When considering the future, the apparent cyclical nature of climate and the observation that the earth is getting hotter provoked some lively discussion.

What we are doing to the earth, the generation of warming gases such as methane and carbon dioxide, what the sun is doing to the earth with increased sunspot activity, and what the earth itself is doing with volcanic events, all contribute to global warming. Where global warming is taking us and whether it is good or bad are questions that were left hanging in the air.

Glendale Local History Society reaches a milestone in 2017 as it celebrates its 40th anniversary.

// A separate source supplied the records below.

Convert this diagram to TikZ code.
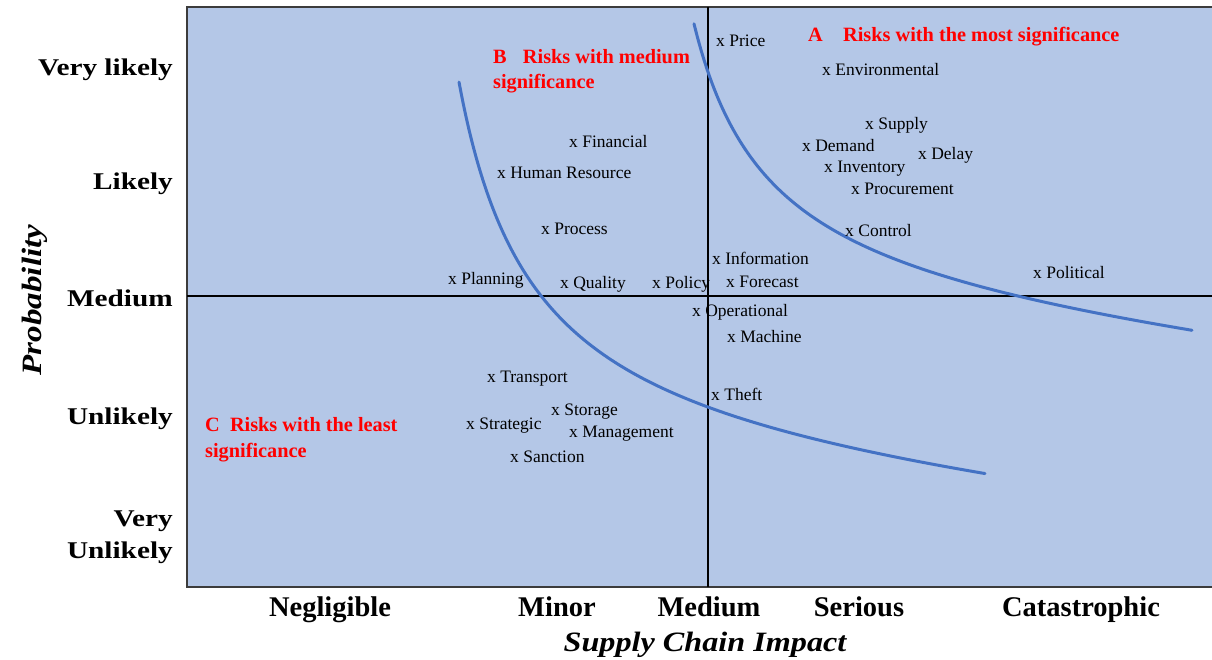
\documentclass[tikz,border=0pt]{standalone}
\usepackage{fontspec}
\setmainfont{Liberation Serif}
\usepackage{graphicx}
\definecolor{panelblue}{HTML}{B4C7E7}
\definecolor{curveblue}{HTML}{4472C4}
\definecolor{framegray}{HTML}{3C3C3C}
\begin{document}
\begin{tikzpicture}[x=1pt,y=-1pt,
  risk/.style={anchor=west,inner sep=0pt,text height=12pt,text depth=0pt,font=\fontsize{17.5}{20}\selectfont},
  zone/.style={anchor=west,inner sep=0pt,text height=13pt,text depth=0pt,text=red,font=\fontsize{20.3}{23}\selectfont\bfseries},
  ylab/.style={anchor=east,inner sep=0pt,text height=16pt,text depth=0pt,font=\fontsize{24}{27}\selectfont\bfseries},
  xlab/.style={anchor=center,inner sep=0pt,text height=19pt,text depth=0pt,font=\fontsize{28.5}{32}\selectfont\bfseries},
  axistitle/.style={anchor=center,inner sep=0pt,text height=19pt,text depth=0pt,font=\fontsize{28}{32}\selectfont\bfseries\itshape},
  riskcurve/.style={curveblue,line width=3pt,line cap=round},
  divider/.style={black,line width=1.5pt},
  frame/.style={framegray,line width=2.5pt}]
\useasboundingbox (0,0) rectangle (1212,659);
% panel
\fill[panelblue] (187,7) rectangle (1212,587);
\draw[frame] (1212,7) -- (187,7) -- (187,587) -- (1212,587);
\coordinate (vtop) at (708,7);
\coordinate (vbot) at (708,587);
\coordinate (hleft) at (187,296);
\coordinate (hright) at (1212,296);
\draw[divider] (vtop) -- (vbot);
\draw[divider] (hleft) -- (hright);
% curves
\draw[riskcurve] plot[domain=459:985,samples=150,smooth] (\x,{433.2+0.0901*\x-290.46/((\x-385)/100)});
\draw[riskcurve] plot[domain=694:1192,samples=150,smooth] (\x,{247.7+0.1012*\x-217.66/((\x-620)/100)});
% zone labels
\node[zone] (zA) at (808,35) {A\hspace{1em}Risks with the most significance};
\node[zone] (zB1) at (493,57) {B\hspace{0.8em}Risks with medium};
\node[zone] (zB2) at (493,82) {significance};
\node[zone] (zC1) at (205,425) {C\hspace{0.5em}Risks with the least};
\node[zone] (zC2) at (205,451) {significance};
% risks
\node[risk] (price) at (716,40) {x Price};
\node[risk] (env) at (822,69) {x Environmental};
\node[risk] (supply) at (865,123) {x Supply};
\node[risk] (demand) at (802,145) {x Demand};
\node[risk] (delay) at (918,153) {x Delay};
\node[risk] (inventory) at (824,166) {x Inventory};
\node[risk] (procure) at (851,188) {x Procurement};
\node[risk] (control) at (845,230) {x Control};
\node[risk] (info) at (712,258) {x Information};
\node[risk] (forecast) at (726,281) {x Forecast};
\node[risk] (political) at (1033,272) {x Political};
\node[risk] (policy) at (652,282) {x Policy};
\node[risk] (quality) at (560,282) {x Quality};
\node[risk] (planning) at (448,278) {x Planning};
\node[risk] (process) at (541,228) {x Process};
\node[risk] (financial) at (569,141) {x Financial};
\node[risk] (human) at (497,172) {x Human Resource};
\node[risk] (operational) at (692,310) {x Operational};
\node[risk] (machine) at (727,336) {x Machine};
\node[risk] (transport) at (487,376) {x Transport};
\node[risk] (theft) at (711,394) {x Theft};
\node[risk] (storage) at (551,409) {x Storage};
\node[risk] (strategic) at (466,423) {x Strategic};
\node[risk] (management) at (569,431) {x Management};
\node[risk] (sanction) at (510,456) {x Sanction};
% y axis labels
\node[ylab] (vl) at (173,67) {\scalebox{1.22}[1]{Very likely}};
\node[ylab] (l) at (173,181) {\scalebox{1.22}[1]{Likely}};
\node[ylab] (m) at (173,298) {\scalebox{1.22}[1]{Medium}};
\node[ylab] (u) at (173,416) {\scalebox{1.22}[1]{Unlikely}};
\node[ylab] (vu1) at (173,518) {\scalebox{1.22}[1]{Very}};
\node[ylab] (vu2) at (173,550) {\scalebox{1.22}[1]{Unlikely}};
% x axis labels
\node[xlab] (neg) at (330,607) {Negligible};
\node[xlab] (minor) at (557,607) {Minor};
\node[xlab] (med) at (709,607) {Medium};
\node[xlab] (ser) at (859,607) {Serious};
\node[xlab] (cat) at (1081,607) {Catastrophic};
% axis titles
\node[axistitle] (xt) at (705,642) {\scalebox{1.15}[1]{Supply Chain Impact}};
\node[axistitle,rotate=90] (yt) at (32,300) {\scalebox{1.18}[1]{Probability}};
\end{tikzpicture}
\end{document}
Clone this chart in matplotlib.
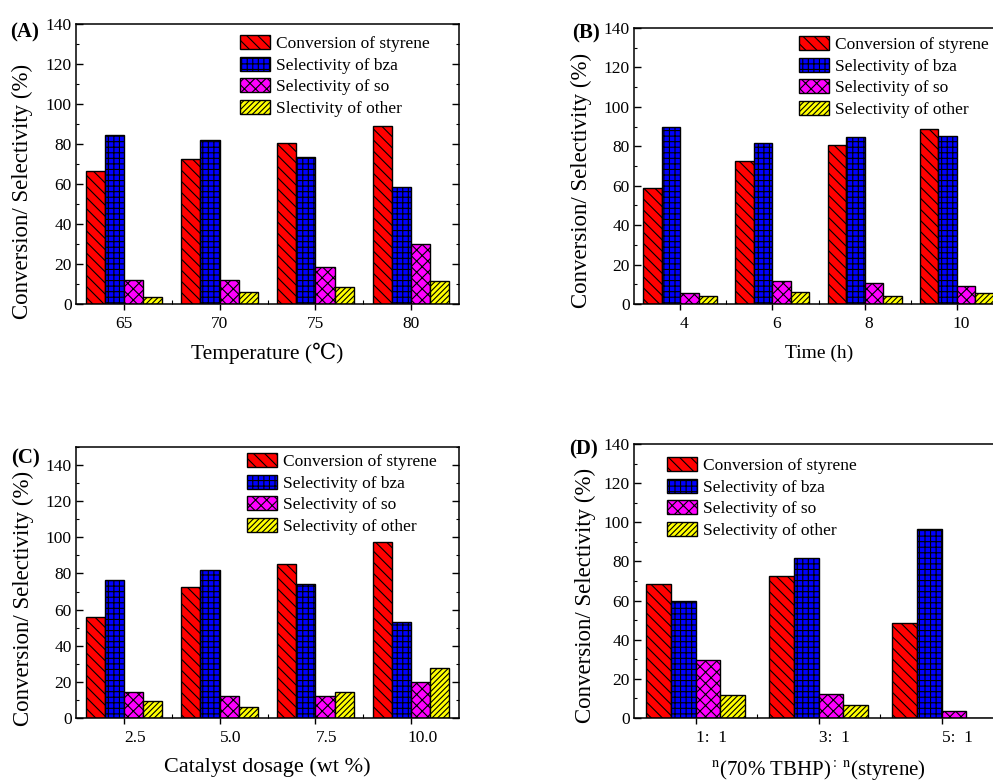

Its committee has been served by dedicated, hardworking individuals who, together with its membership, have accomplished notable achievements, such as the research and publication of books, the undertaking of projects and support of a variety of exhibitions countywide.

During 2017 a programme of top class speakers has been formulated. In January, our celebrity speaker is Katrina Porteous, a well-known broadcaster, author and poet. Recently she has performed at the Centre for Life in Newcastle and at the Berwick Literary Festival. She is frequently working abroad and can be heard on radio narrating her poetry.

Katrina is highly qualified and is famed for her local study of women in the historic Northumbrian coastal fishing communities. She will present an illustrated talk entitled Can She Bait a Line? Women and Girls in the Northumbrian Fishing Community, 1300-1950, at the Cheviot Centre, Wooler, on Wednesday, January 11, at 7.30pm.

Coffee, tea and biscuits will be served at 7pm. Katrina will sign her publications. Visitors are welcome, £3 payable at the door.

Annual membership of GLHS is £8 for eight talks.